Antiguamente, desde la Edad Media y hasta el Siglo de Oro, se repartía el año en cinco estaciones: primavera, verano, estío, otoño e invierno. En el Quijote tenemos la enumeración completa de las cinco estaciones: «pensar que en esta vida las cosas della han de durar siempre en un estado, es pensar en lo escusado, antes parece que ella anda todo en redondo, digo a la redonda, a la primavera sigue el verano, al verano el estío, al estío el otoño, y al otoño el invierno, y al invierno la primavera, y assi torna a andarse el tiempo…» (II, Iiii, 202r).
Primavera viene del latín vulgar PRIMA VERA y este del latín clásico PRIMO VERE ‘primer verano’. Es decir, la primavera se entendía solo como los primeros días de lo que hoy entendemos como esta estación.
Verano es la abreviación del latín vulgar VERANUM [TEMPUS] ‘primaveral [tiempo]’, derivado del latín VER, VERIS ‘primavera’. Entonces el verano abarcaba lo que hoy entendemos como casi toda la primavera y el comienzo del verano. Juan de Mena (1411-1456) concretaba: «El verano es março, abril e mayo».

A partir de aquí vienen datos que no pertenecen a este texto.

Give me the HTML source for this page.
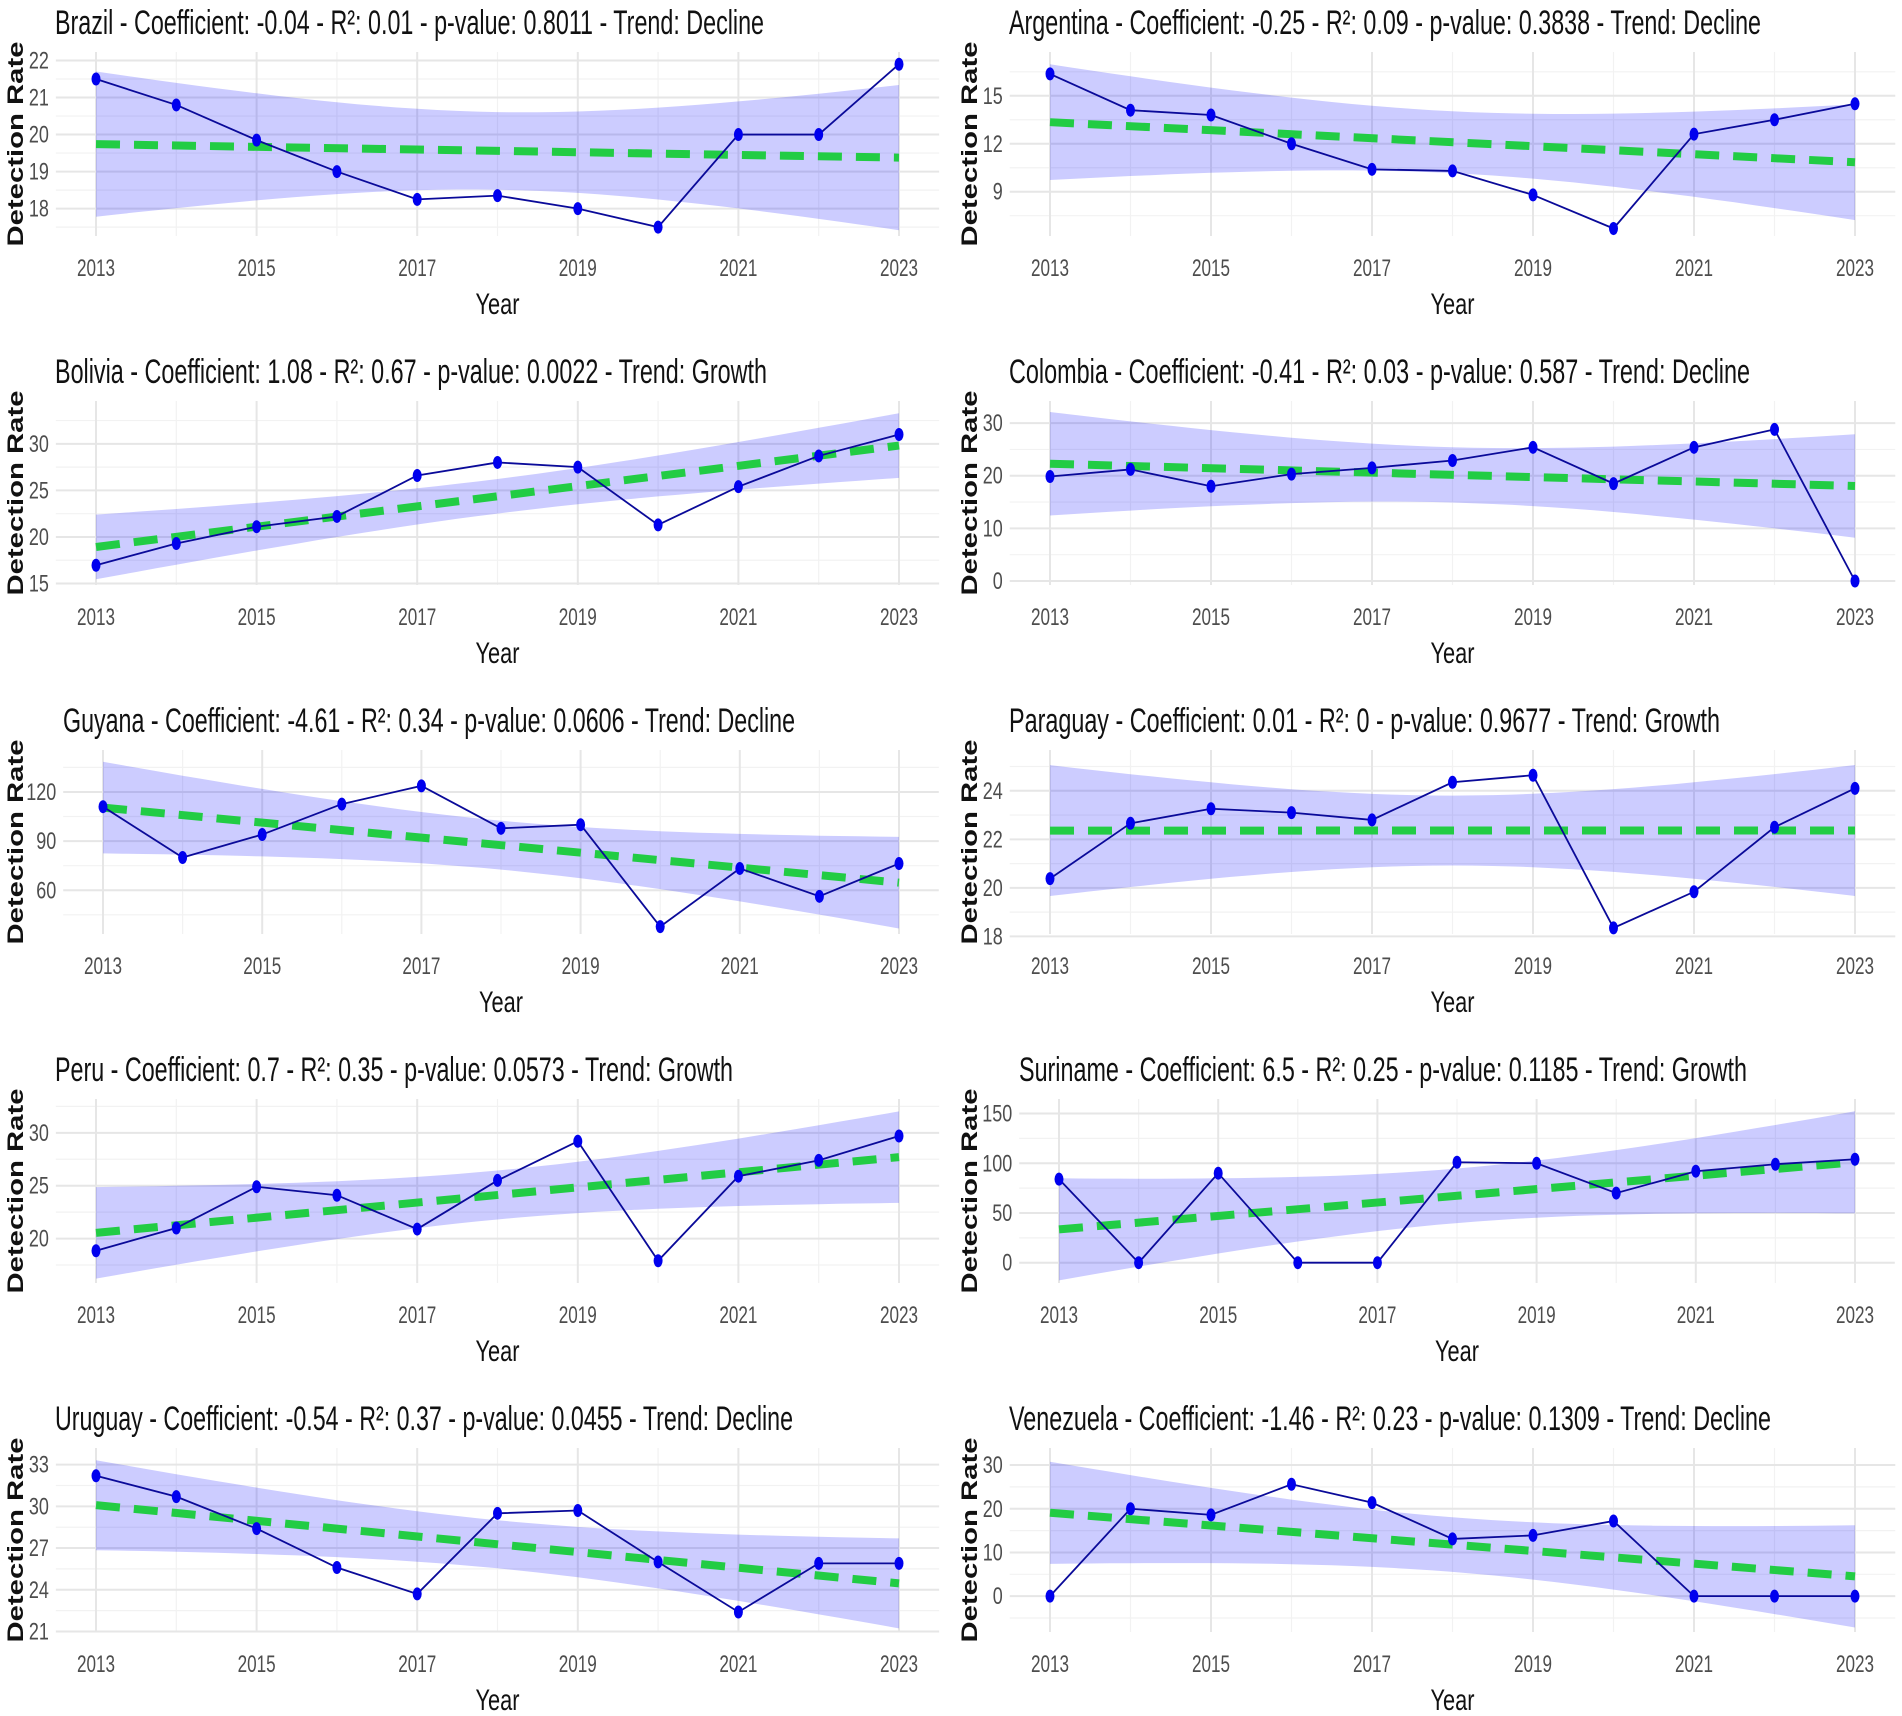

Estío, del latín AESTĪVUM [TEMPUS] ‘veraniego [tiempo]’, derivado de AESTAS ‘verano’, era la época más calurosa del año.
Otoño, del latín AUTUMNUS, seguía al estío y duraba hasta el equinoccio de invierno, tal como hoy.
Invierno, del antiguo y popular ivierno (del latín vulgar HIBERNUM, abreviación del latín clásico HIBERNUM [TEMPUS] ‘invernal [tiempo]’), ocupaba la misma época anual que ahora.
Pero ya durante el Siglo de Oro, pese a la cuidadosa distinción de ciertos autores, el vulgo empezó a emplear estío como sinónimo de verano, retrasando el final de este hasta el inicio del otoño. Como consecuencia de ello, la primavera también amplió su ámbito, ocupando los meses que se le reconocen actualmente. Con el paso del tiempo, estío perdió su rivalidad con verano y, antes del siglo XIX, quedó anticuado, confinado al lenguaje poético.